I’ve seen this done well. One lending protocol I audited had a policy of rotating the lead developer every six months. Each new developer was required to perform a full code review and submit an "evidence of understanding" document that covered every storage variable and every external call. The protocol had four active maintainers, and when one left during my audit engagement, the transition was seamless. The code was auditable not just by a machine but by a human who had never seen it before. That’s the level of resilience the industry needs.

The gas fees of paranoia here are cheap. The cost of documenting code and documenting decision-making is minimal compared to the cost of a protocol becoming stagnant when its creator leaves. But most projects—especially those with VC backing and aggressive timelines—skip this step. They assume the lead developer will stay forever. That assumption is a security vulnerability in the same way that a smart contract with no pause mechanism is a vulnerability. It will eventually be exploited.

Looking ahead, I forecast that within the next 36 months, we will see a series of high-profile DeFi failures directly attributable to developer retirement. These failures will not be caused by a hack but by the inability of the remaining team to respond to a security incident or to implement a critical upgrade. The market will be caught off guard, and the price impact will cascade across the ecosystem. The infrastructure that seemed solid was actually resting on a single, increasingly tired human being.

The counter-argument, of course, is that open source code can be forked. But forking a live protocol with billions in TVL is not a simple proposition. Users lose confidence, liquidity fragments, and the new fork often lacks the network effects of the original. Ask anyone who tried to fork Sushiswap after the Chef Nomi incident what happens: the fork is a technical success but a market failure. Code is not enough. You need context, trust, and continuity.

So what should an investor do? Stop asking only about the audit history. Start asking the team: Who are the primary developers? How many of them have been here for more than a year? What is the succession plan if the lead developer leaves? Do you have a documented map of the storage layout? These questions are more revealing than any Certik badge. The answers will tell you whether the protocol is a house of cards or a cathedral of code.

The whitepaper is fiction. The bytes are reality. And the bytes, in many cases, are written by a handful of people who are one burnout away from walking away. The retirement economics of smart contract developers is not a niche concern; it’s the next systemic risk in DeFi. Ignore it at your portfolio’s peril.
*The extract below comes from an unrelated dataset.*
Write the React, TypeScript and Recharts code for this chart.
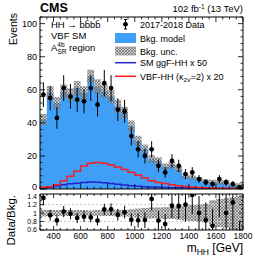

I’ll close with a final signature: Code doesn’t lie, but it doesn’t explain itself either. It is the ultimate mirror of the human mind that produced it—fragile, idiosyncratic, and irreplaceable until you force yourself to write the documentation no one wants to read. The protocols that survive the great code exodus will be the ones that treated their developers like critical infrastructure from day one, with backups, redundancy, and a plan for the day when the star striker decides it’s time to retire. The rest will become footnotes in the blockchain, remembered only by the audit evidence of their preventable demise.